Standley Lake is a ways northwest of Denver, just east of Wadsworth and W 100th Ave in the city of Westminster. It’s actually an official “regional park,” which means that you can be charged to drive around the lake. To avoid the fee, park at 86th Parkway and Simms St or 100th Ave and Owens St, and walk (or bike) into the park for free.

The Platte River:

There are tons of nice places to enjoy a run along the Platte River in the Denver area, from Commons Park in LoDo to a long network of trails in Littleton. This morning I ran a seven mile race along the Platte in Littleton with the Rocky Mountain Road Runners club. It was freezing. Really, really freezing. One runner literally finished with two long icicles hanging off his baseball cap. The trail along the river was great. It was paved and mostly de-iced. There were tons of mile markers (permanent ones I mean, although there were also mile markers put up by the race coordinators – I hate it when races don’t have mile markers!) along the trail that also pointed out other trails and points of interest that were nearby. The Platte River is pretty low here, but is still fairly scenic for an urban river. Water cascades over rocks, there are sections of tiny rapids, and lots of geese hanging out.

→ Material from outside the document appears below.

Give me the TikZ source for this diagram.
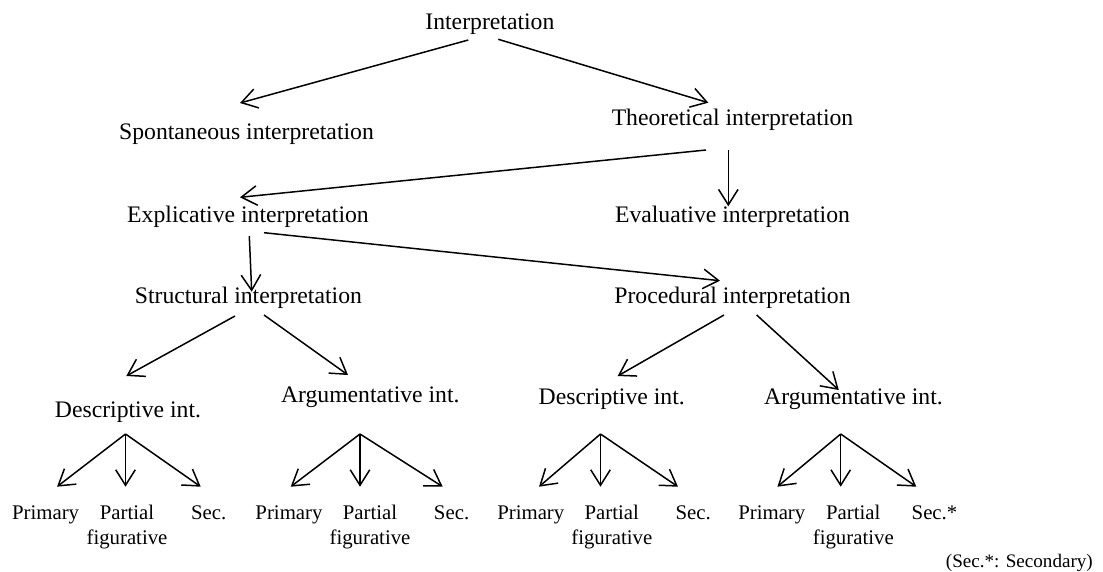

There are tons of parking places around here to access the trail. I parked behind the Platte River Bar and Grill (cute restaurant: lodge-ish with wooden floors and walls of glass windows) at 5995 S. Santa Fe Dr, Littleton, CO.

Although I love my lake and river runs, I’d better get up into the mountains pretty soon. Downtown water-side runs tend to be very flat courses. I need to start hill training eventually!